- Description of the task: Find the lines containing the word "that" and copy every one of them.

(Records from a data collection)
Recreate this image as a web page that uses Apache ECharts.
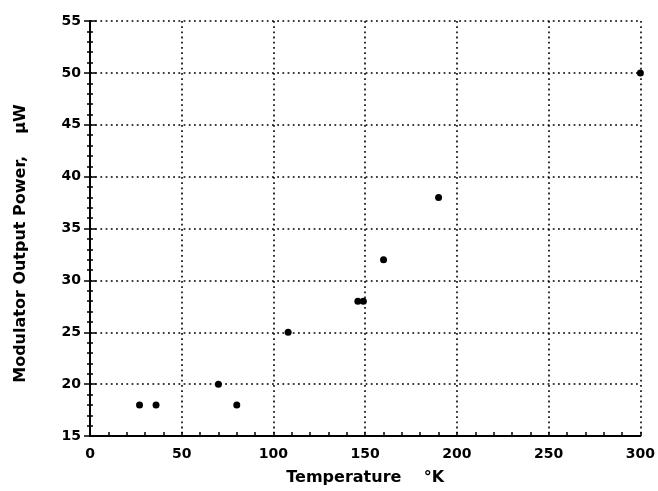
<!DOCTYPE html>
<html>
<head>
<meta charset="utf-8">
<script src="https://cdn.jsdelivr.net/npm/echarts@6/dist/echarts.min.js"></script>
<style>html,body{margin:0;padding:0;background:#fff}#c{width:658px;height:491px}</style>
</head>
<body>
<div id="c"></div>
<script>
var temperatures = [27, 36, 70, 80, 108, 146, 149, 160, 190, 300];
var powers = [18, 18, 20, 18, 25, 28, 28, 32, 38, 50];
var xTicks = [0, 50, 100, 150, 200, 250, 300];
var yTicks = [15, 20, 25, 30, 35, 40, 45, 50, 55];

var points = temperatures.map(function (t, i) { return [t, powers[i]]; });
var font = '"DejaVu Sans", "Liberation Sans", sans-serif';
var labelStyle = { color: '#000', fontFamily: font, fontWeight: 'bold', fontSize: 14 };
var gridLine = { show: true, lineStyle: { color: '#000', type: [1.8, 3.4], width: 1.6 } };

var chart = echarts.init(document.getElementById('c'));
chart.setOption({
  animation: false,
  backgroundColor: '#fff',
  grid: { left: 90, right: 17, top: 21, bottom: 54, containLabel: false },
  xAxis: {
    type: 'value', min: xTicks[0], max: xTicks[xTicks.length - 1], interval: 50,
    name: 'Temperature    \u00B0K', nameLocation: 'middle', nameGap: 34,
    nameTextStyle: { color: '#000', fontFamily: font, fontWeight: 'bold', fontSize: 16 },
    axisLine: { show: true, lineStyle: { color: '#000', width: 2 } },
    axisTick: { show: true, inside: true, length: 4, lineStyle: { color: '#000', width: 1.5 } },
    minorTick: { show: true, splitNumber: 5, length: 4, lineStyle: { color: '#000', width: 1.5 } },
    axisLabel: Object.assign({ margin: 11 }, labelStyle),
    splitLine: gridLine
  },
  yAxis: [{
    type: 'value', min: yTicks[0], max: yTicks[yTicks.length - 1], interval: 5,
    name: 'Modulator Output Power,    \u03BCW', nameLocation: 'middle', nameGap: 61,
    nameTextStyle: { color: '#000', fontFamily: font, fontWeight: 'bold', fontSize: 16, padding: [0, 30, 0, 0] },
    axisLine: { show: true, lineStyle: { color: '#000', width: 2 } },
    axisTick: { show: true, inside: false, length: 6, lineStyle: { color: '#000', width: 1.5 } },
    minorTick: { show: true, splitNumber: 5, length: 3, lineStyle: { color: '#000', width: 1.5 } },
    axisLabel: Object.assign({ margin: 9 }, labelStyle),
    splitLine: gridLine
  }, {
    type: 'value', position: 'left', min: yTicks[0], max: yTicks[yTicks.length - 1], interval: 5,
    axisLine: { show: false },
    axisTick: { show: true, inside: true, length: 6, lineStyle: { color: '#000', width: 1.5 } },
    minorTick: { show: true, splitNumber: 5, length: 3, lineStyle: { color: '#000', width: 1.5 } },
    axisLabel: { show: false },
    splitLine: { show: false }
  }],
  series: [{
    type: 'scatter', data: points, yAxisIndex: 0,
    symbol: 'circle', symbolSize: 7,
    itemStyle: { color: '#000', opacity: 1 }
  }]
});
</script>
</body>
</html>
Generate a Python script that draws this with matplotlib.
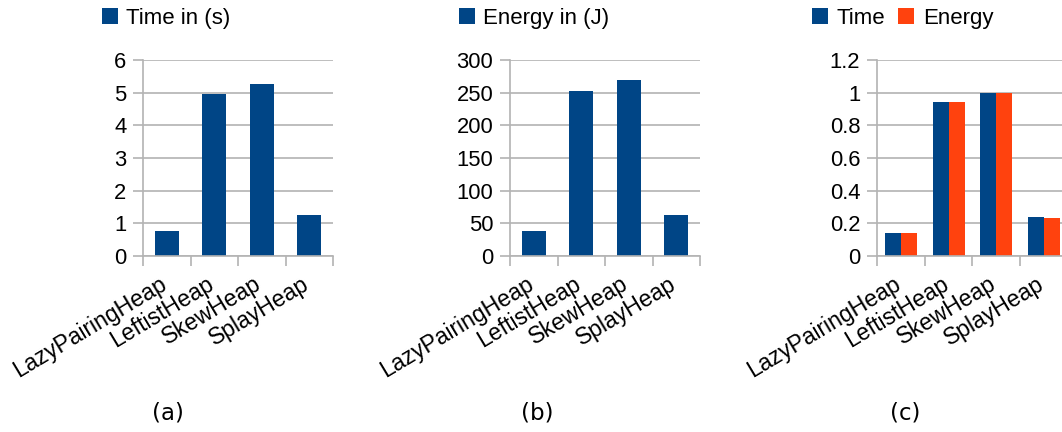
import matplotlib
matplotlib.use("Agg")
import matplotlib.pyplot as plt
import numpy as np

# data
heaps = ["LazyPairingHeap", "LeftistHeap", "SkewHeap", "SplayHeap"]
time_s = [0.77, 4.96, 5.26, 1.26]
energy_j = [38, 252, 269, 63]
time_norm = [0.141, 0.943, 1.0, 0.239]
energy_norm = [0.141, 0.943, 1.0, 0.233]

blue = "#004586"
orange = "#ff420e"
grid_c = "#b3b3b3"
fs = 15.8

plt.rcParams["font.family"] = ["Liberation Sans", "DejaVu Sans"]

W, H = 1062, 432
fig = plt.figure(figsize=(W / 100, H / 100), dpi=100)


def px_axes(x0, x1, y_top, y_bot):
    return fig.add_axes([x0 / W, 1 - y_bot / H, (x1 - x0) / W, (y_bot - y_top) / H])


def style(ax, ymax, step, fmt):
    x = np.arange(len(heaps))
    ax.set_xlim(-0.5, len(heaps) - 0.5)
    ax.set_ylim(0, ymax)
    yt = np.arange(0, ymax + step / 2, step)
    ax.set_yticks(yt)
    ax.set_yticklabels([fmt(v) for v in yt], fontsize=fs)
    ax.yaxis.grid(True, color=grid_c, linewidth=1.2)
    ax.set_axisbelow(True)
    for s in ["top", "right"]:
        ax.spines[s].set_visible(False)
    for s in ["left", "bottom"]:
        ax.spines[s].set_color(grid_c)
        ax.spines[s].set_linewidth(1.2)
    ax.tick_params(axis="y", length=7, color=grid_c, width=1.2, pad=5)
    # category boundary ticks
    ax.set_xticks(np.arange(-0.5, len(heaps)), minor=False)
    ax.set_xticklabels([""] * (len(heaps) + 1))
    ax.tick_params(axis="x", length=7, color=grid_c, width=1.2)
    for i, name in enumerate(heaps):
        ax.annotate(name, xy=(x[i], 0), xycoords=("data", "axes fraction"),
                    xytext=(-8, -16), textcoords="offset pixels",
                    rotation=31, rotation_mode="anchor", ha="right", va="top",
                    fontsize=16.6)


def leg(ax, x_px, handles, labels):
    ax.legend(handles, labels, loc="upper left",
              bbox_to_anchor=(x_px / W, 1 - 8 / H), bbox_transform=fig.transFigure,
              ncol=len(labels), frameon=False, fontsize=16,
              handlelength=0.7, handleheight=0.7, handletextpad=0.4,
              columnspacing=0.6, borderpad=0, borderaxespad=0)


x = np.arange(len(heaps))

# (a) time
ax1 = px_axes(143, 333, 60, 256)
b1 = ax1.bar(x, time_s, width=0.5, color=blue)
style(ax1, 6, 1, lambda v: f"{v:g}")
leg(ax1, 102, [b1], ["Time in (s)"])

# (b) energy
ax2 = px_axes(510, 700, 60, 256)
b2 = ax2.bar(x, energy_j, width=0.5, color=blue)
style(ax2, 300, 50, lambda v: f"{v:g}")
leg(ax2, 459, [b2], ["Energy in (J)"])

# (c) normalised
ax3 = px_axes(877, 1068, 60, 256)
w = 0.335
b3 = ax3.bar(x - w / 2, time_norm, width=w, color=blue)
b4 = ax3.bar(x + w / 2, energy_norm, width=w, color=orange)
style(ax3, 1.2, 0.2, lambda v: f"{v:.1f}".rstrip("0").rstrip(".") if v else "0")
leg(ax3, 812, [b3, b4], ["Time", "Energy"])

for xc, lab in [(168, "(a)"), (537, "(b)"), (905, "(c)")]:
    fig.text(xc / W, 1 - 413 / H, lab, ha="center", va="center",
             fontsize=16.5, family="DejaVu Sans")

fig.savefig("out.png", dpi=100)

- Solution:
Recreate this image as a web page that uses Apache ECharts.
Generate a Python script that draws this with matplotlib.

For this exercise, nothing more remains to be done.